Thanks to Ezra for inviting me back, and thanks to co-guest-blogger Amanda Angelica for being awesome.
I want to offer my apologies for being a little late on the posting thing, although I guess that's only true in East Coast Time. It took a little longer than usual to get all the bread products out of our house. (Happy Passover!) In honor of this vaguely holy day, here's the latest news on the Ratzinger front:
Spain's parliament is set to pass a bill legalizing a form of gaymarriage and gay adoption. Guess whose finely sewn, textured, and lacyBavarian underthings are in a bunch.
Oy! Benny 16 is definitely not off to a good start. Since his election, I've been trying to put a finger on why, past Nazi sympathies aside, Benedict so irks moderate and liberal catholics. Sure, he's an extreme conservative, but so was JPII - in response to the EU's flirtation with legalizing gay marriage, he denounced the idea as part of "an ideology of evil." The two just aren't that substantively different. But we liberals (mostly) loved JPII, and seem to fairly solidly hate Benedict XVI. Why?
I think his nickname explains it all: "The Enforcer." John Paul II was often called "the people's Pope," and with good reason. He had a deep and abiding understanding of human nature. Even when he was advocating extremely conservative stances on doctrinal issues, John Paul II always seemed to be expressing a moral intuition, defining for Catholics a kind of spiritual end zone that none might ever reach, but that all should strive for. He accepted, and embraced, the imperfection that marks everything on Earth - all god's creations, if you dig that sort of thing. Benedict, by contrast, is an intellectual; he's much more finely attuned to the dogmatic conclusions of logical proofs than the complex moral universe that's contained within every human soul. He's not interested in preaching; he's interested in enforcing.

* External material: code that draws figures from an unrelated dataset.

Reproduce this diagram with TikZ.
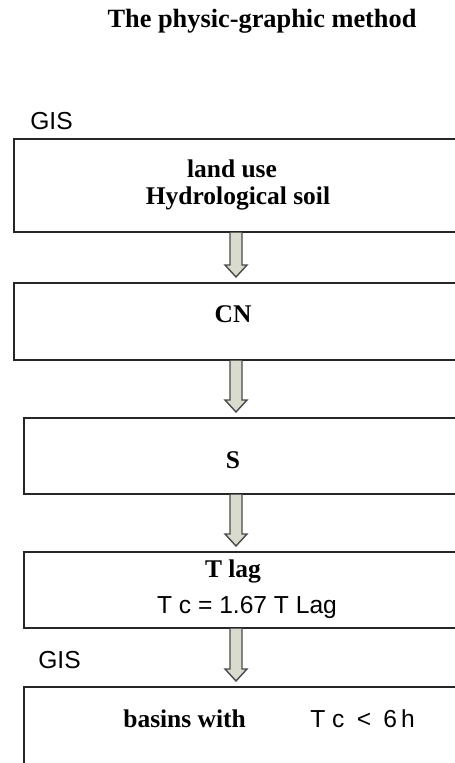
\documentclass[tikz,border=0pt]{standalone}
\usepackage{fontspec}
\setmainfont{Liberation Serif}
\setsansfont{Liberation Sans}
\usetikzlibrary{calc, positioning}
\definecolor{boxline}{HTML}{262626}
\definecolor{arrline}{HTML}{4A4A4A}
\definecolor{arrfill}{HTML}{D9DBCF}

% hollow block arrow from the bottom of one box to the top of the next
\newcommand{\flowarr}[2]{%
  \draw[hollowarr]
    ($(#1.south -| ax)+(-6,0)$) -- ($(#2.north -| ax)+(-6,-17)$)
    -- ($(#2.north -| ax)+(-11,-17)$) -- ($(#2.north -| ax)+(0,-5)$)
    -- ($(#2.north -| ax)+(11,-17)$) -- ($(#2.north -| ax)+(6,-17)$)
    -- ($(#1.south -| ax)+(6,0)$);
}

\begin{document}
\begin{tikzpicture}[
  x=0.02cm, y=-0.02cm,
  stepbox/.style={
    rectangle, draw=boxline, line width=1pt, fill=white,
    anchor=north west, inner sep=0pt
  },
  serifbold/.style={
    font=\fontsize{14.5}{16}\selectfont\bfseries, anchor=base, inner sep=0pt
  },
  sanstext/.style={
    font=\fontsize{14}{16}\selectfont\sffamily, anchor=base, inner sep=0pt
  },
  hollowarr/.style={draw=arrline, fill=arrfill, line width=0.8pt, line join=miter}
]
  \useasboundingbox (0,0) rectangle (455,763);

  \node[serifbold, font=\fontsize{15}{17}\selectfont\bfseries] (title) at (262,28) {The physic-graphic method};

  \node[stepbox, minimum width=9.14cm, minimum height=1.86cm] (b1) at (13,138) {};
  \node[stepbox, minimum width=9.14cm, minimum height=1.54cm] (b2) at (13,282) {};
  \node[stepbox, minimum width=8.94cm, minimum height=1.52cm] (b3) at (23,417) {};
  \node[stepbox, minimum width=8.94cm, minimum height=1.52cm] (b4) at (23,551) {};
  \node[stepbox, minimum width=8.94cm, minimum height=2.08cm] (b5) at (23,686) {};

  \coordinate (ax) at (236,0);

  \node[sanstext, anchor=base west] (gis1) at (30,130) {GIS};
  \node[serifbold] (landuse) at (232,178) {land use};
  \node[serifbold] (soil) at (238,205) {Hydrological soil};
  \node[serifbold] (cn) at (233,322) {CN};
  \node[serifbold] (s) at (233,468) {S};
  \node[serifbold] (tlag) at (233,577) {T lag};
  \node[sanstext] (tc) at (247,613) {T c = 1.67 T Lag};
  \node[sanstext, anchor=base west] (gis2) at (38,668) {GIS};
  \node[serifbold, anchor=base west] (basins) at (123,727) {basins with};
  \node[sanstext, anchor=base west] (cond) at (310,727) {T c\,\,\,<\,\,\,6\,h};

  \flowarr{b1}{b2}
  \flowarr{b2}{b3}
  \flowarr{b3}{b4}
  \flowarr{b4}{b5}
\end{tikzpicture}
\end{document}
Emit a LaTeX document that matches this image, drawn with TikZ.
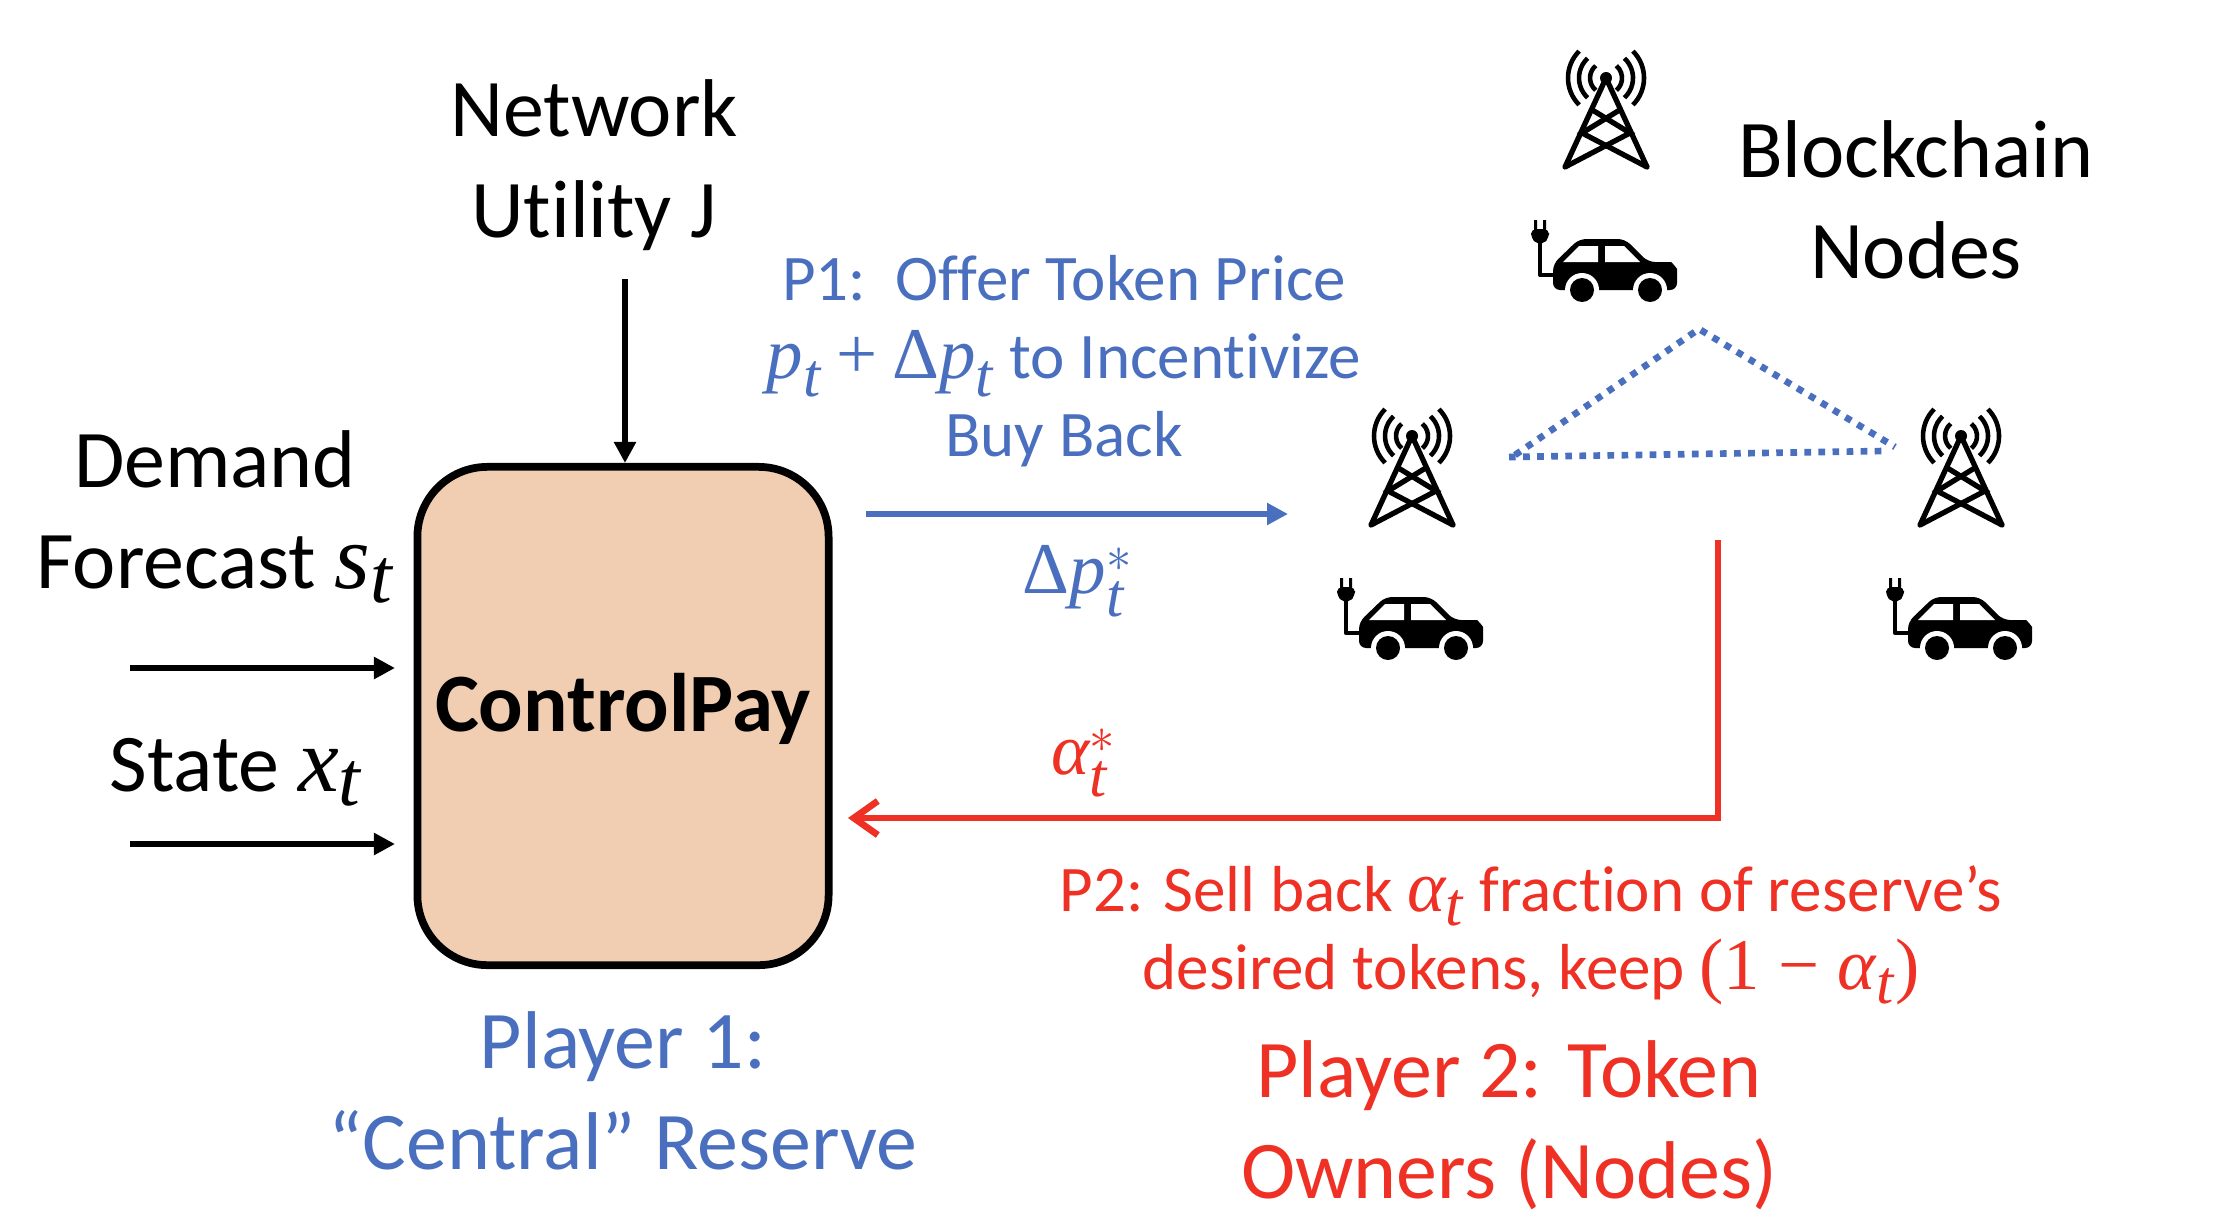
\documentclass[tikz,border=0pt]{standalone}
\usepackage{amsmath}
\usepackage{fontspec}
\setmainfont[Ligatures=NoCommon]{Carlito}
\newfontfamily\varfam[Scale=1.12]{Liberation Serif}
\renewcommand{\defaultscriptratio}{.85}
\newcommand{\mv}[1]{\text{\varfam\itshape #1}}
\newcommand{\mr}[1]{\text{\varfam #1}}
\usepackage{tikz}
\usetikzlibrary{positioning}
\usetikzlibrary{arrows.meta}

\definecolor{resblue}{HTML}{4A6FBF}
\definecolor{ownred}{HTML}{EE3124}
\definecolor{boxfill}{HTML}{F1CEB1}

\tikzset{
    bigtxt/.style={align=center,font=\fontsize{23.3}{28.7}\selectfont,inner sep=0pt},
    smalltxt/.style={align=center,font=\fontsize{18.5}{22.2}\selectfont,inner sep=0pt},
    inarrow/.style={line width=1.9pt,-{Triangle[length=2.1mm,width=2.1mm]}},
    link/.style={resblue,line width=1.9pt,dash pattern=on 1.9pt off 2.1pt},
    chainnode/.pic={
        % tower
        \fill (0,0) circle (6);
        \foreach \r/\a in {16/50,27/47,38/45} {
            \draw[line width=1.3pt] (-\a:\r) arc[start angle=-\a,end angle=\a,radius=\r];
            \draw[line width=1.3pt] (180-\a:\r) arc[start angle=180-\a,end angle=180+\a,radius=\r];
        }
        \draw[line width=1.5pt,line join=round] (-41,89) -- (0,0) -- (41,89);
        \draw[line width=1.5pt,line cap=round] (-41,89) -- (24,55) -- (-12,33);
        \draw[line width=1.5pt,line cap=round] (41,89) -- (-24,55) -- (12,33);
        % car with plug
        \draw[line width=1.2pt,line join=round] (-66,160) |- (-50,197);
        \fill (-72,142) rectangle (-69,154) (-63,142) rectangle (-60,154);
        \fill[rounded corners=1.5pt] (-75,151) -- (-57,151) -- (-57,160) -- (-63,166) -- (-69,166) -- (-75,160) -- cycle;
        \fill[rounded corners=2pt] (-53,186) -- (-27,161) -- (19,161) -- (42,184) -- (58,184)
            to[out=0,in=90] (71,198) -- (71,212) -- (-53,212) -- cycle;
        \fill[white] (-43,184) -- (-27,168) -- (-8,168) -- (-8,184) -- cycle;
        \fill[white] (-1,168) -- (18,168) -- (34,184) -- (-1,184) -- cycle;
        \fill[white] (-24,212) circle (17) (44,212) circle (17);
        \fill (-24,212) circle (12) (44,212) circle (12);
    }
}

\begin{document}
\begin{tikzpicture}[x=0.01cm,y=-0.01cm]
    \useasboundingbox (0,0) rectangle (2222,1230);

    \node(ctrl) [draw,line width=2.2pt,fill=boxfill,rounded corners=0.7cm,minimum width=4.11cm,minimum height=4.98cm,
        font=\fontsize{23.6}{28}\selectfont\bfseries] at (623,716) {\raisebox{2pt}[\height][\depth]{ControlPay}};

    \node(netutil) [bigtxt] at (594,165) {Network\\Utility J};
    \node(forecast) [bigtxt] at (215,517) {Demand\\Forecast $\mv{s}_{\mv{t}}$};
    \node(state) [bigtxt] at (236,772) {State $\mv{x}_{\mv{t}}$};
    \node(bcnodes) [bigtxt] at (1916,200) {Blockchain\\Nodes};

    \node(offer) [smalltxt,text=resblue] at (1064,361) {P1:\ \ Offer Token Price\\$\mv{p}_{\mv{t}}$ \mr{+} \mr{Δ}$\mv{p}_{\mv{t}}$ to Incentivize\\Buy Back};
    \node(dpstar) [smalltxt,text=resblue] at (1078,581) {\mr{Δ}$\mv{p}_{\mv{t}}^{*}$};
    \node(astar) [smalltxt,text=ownred] at (1084,763) {$\mv{α}_{\mv{t}}^{*}$};
    \node(sell) [smalltxt,text=ownred] at (1531,935) {P2: Sell back $\mv{α}_{\mv{t}}$ fraction of reserve’s\\desired tokens, keep \mr{(1 − }$\mv{α}_{\mv{t}}$\mr{)}};

    \node(pl1) [bigtxt,text=resblue] at (623,1091) {Player 1:\\“Central” Reserve};
    \node(pl2) [bigtxt,text=ownred] at (1509,1125) {Player 2: Token\\Owners (Nodes)};

    \pic(top) at (1606,78) {chainnode};
    \pic(lft) at (1412,436) {chainnode};
    \pic(rgt) at (1961,436) {chainnode};

    \coordinate(utilin) at (625,279);
    \coordinate(demin) at (130,668);
    \coordinate(demout) at (395,668);
    \coordinate(statein) at (130,844);
    \coordinate(stateout) at (395,844);
    \coordinate(offerin) at (866,514);
    \coordinate(offerout) at (1288,514);
    \coordinate(redin) at (1718,540);
    \coordinate(redbend) at (1718,818);
    \coordinate(redout) at (848,818);
    \coordinate(lkl) at (1509,457);
    \coordinate(lkl2) at (1515,455);
    \coordinate(lkr) at (1885,451);
    \coordinate(lkr2) at (1895,447);
    \coordinate(lka) at (1699,329);

    \draw[inarrow] (utilin) -- (utilin |- ctrl.north);
    \draw[inarrow] (demin) -- (demout);
    \draw[inarrow] (statein) -- (stateout);
    \draw[resblue,line width=1.9pt,-{Triangle[length=2.1mm,width=2.1mm]}] (offerin) -- (offerout);
    \draw[ownred,line width=1.9pt,-{Straight Barb[length=2.4mm,width=3.4mm]}] (redin) -- (redbend) -- (redout);
    \draw[link] (lkl) -- (lkr);
    \draw[link] (lkl2) -- (lka) -- (lkr2);
\end{tikzpicture}
\end{document}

Partially as a result of this, I think we're going to see Benedict abandon a lot of the pet causes that endeared JPII to liberals: Anti-death penalty, anti-war, anti-capitalism, etc. The reason, of course, is that these are all decisions made by governments on a fairly federal level. A Pope can be anti-war all he wants, but unless he gets an audience with an extremely maleable commander-in-chief, actual enforcement is going to be pretty tough. Same with hyper-deregulation of free markets. But issues like homosexuality and contraception are often decided on a much less central, more local and personal level: They're areas where, especially in modern America, a papal decree actually carries some political weight. Benedict is only fighting the battles that have some room for papal doctrine to result in actual enforcement. (Sorry, death row inmates.)
More to the point, I think, this kind of papal strategy devalues faith. The great thing about JPII's strategy is that it completely ignored enforcement: If you wanted to attain the kind of moral perfection that he was advocating, you had to do it by dint of sheer personal improvement. But to Benedict, the point of Catholicism is the destination, not the journey; self-improvement is just a pesky step on the road to Being More Like Him, and the sooner you can just be done with it, the better. He's interested in changing you, not motivating you to change. This attitude, unsurprisingly, has now manifested itself in the advocacy of laws that simply require moral self-improvement.* But Benedict just takes all the fun out of self-improvement. Redemption is meaningless if it's compulsory.
*Note: For the purposes of this post, "moral self-improvement" denotes whatever Catholic doctrine says it does. I have no personal conviction that abandoning equal rights for gays would in any way be an "improvement," moral or otherwise.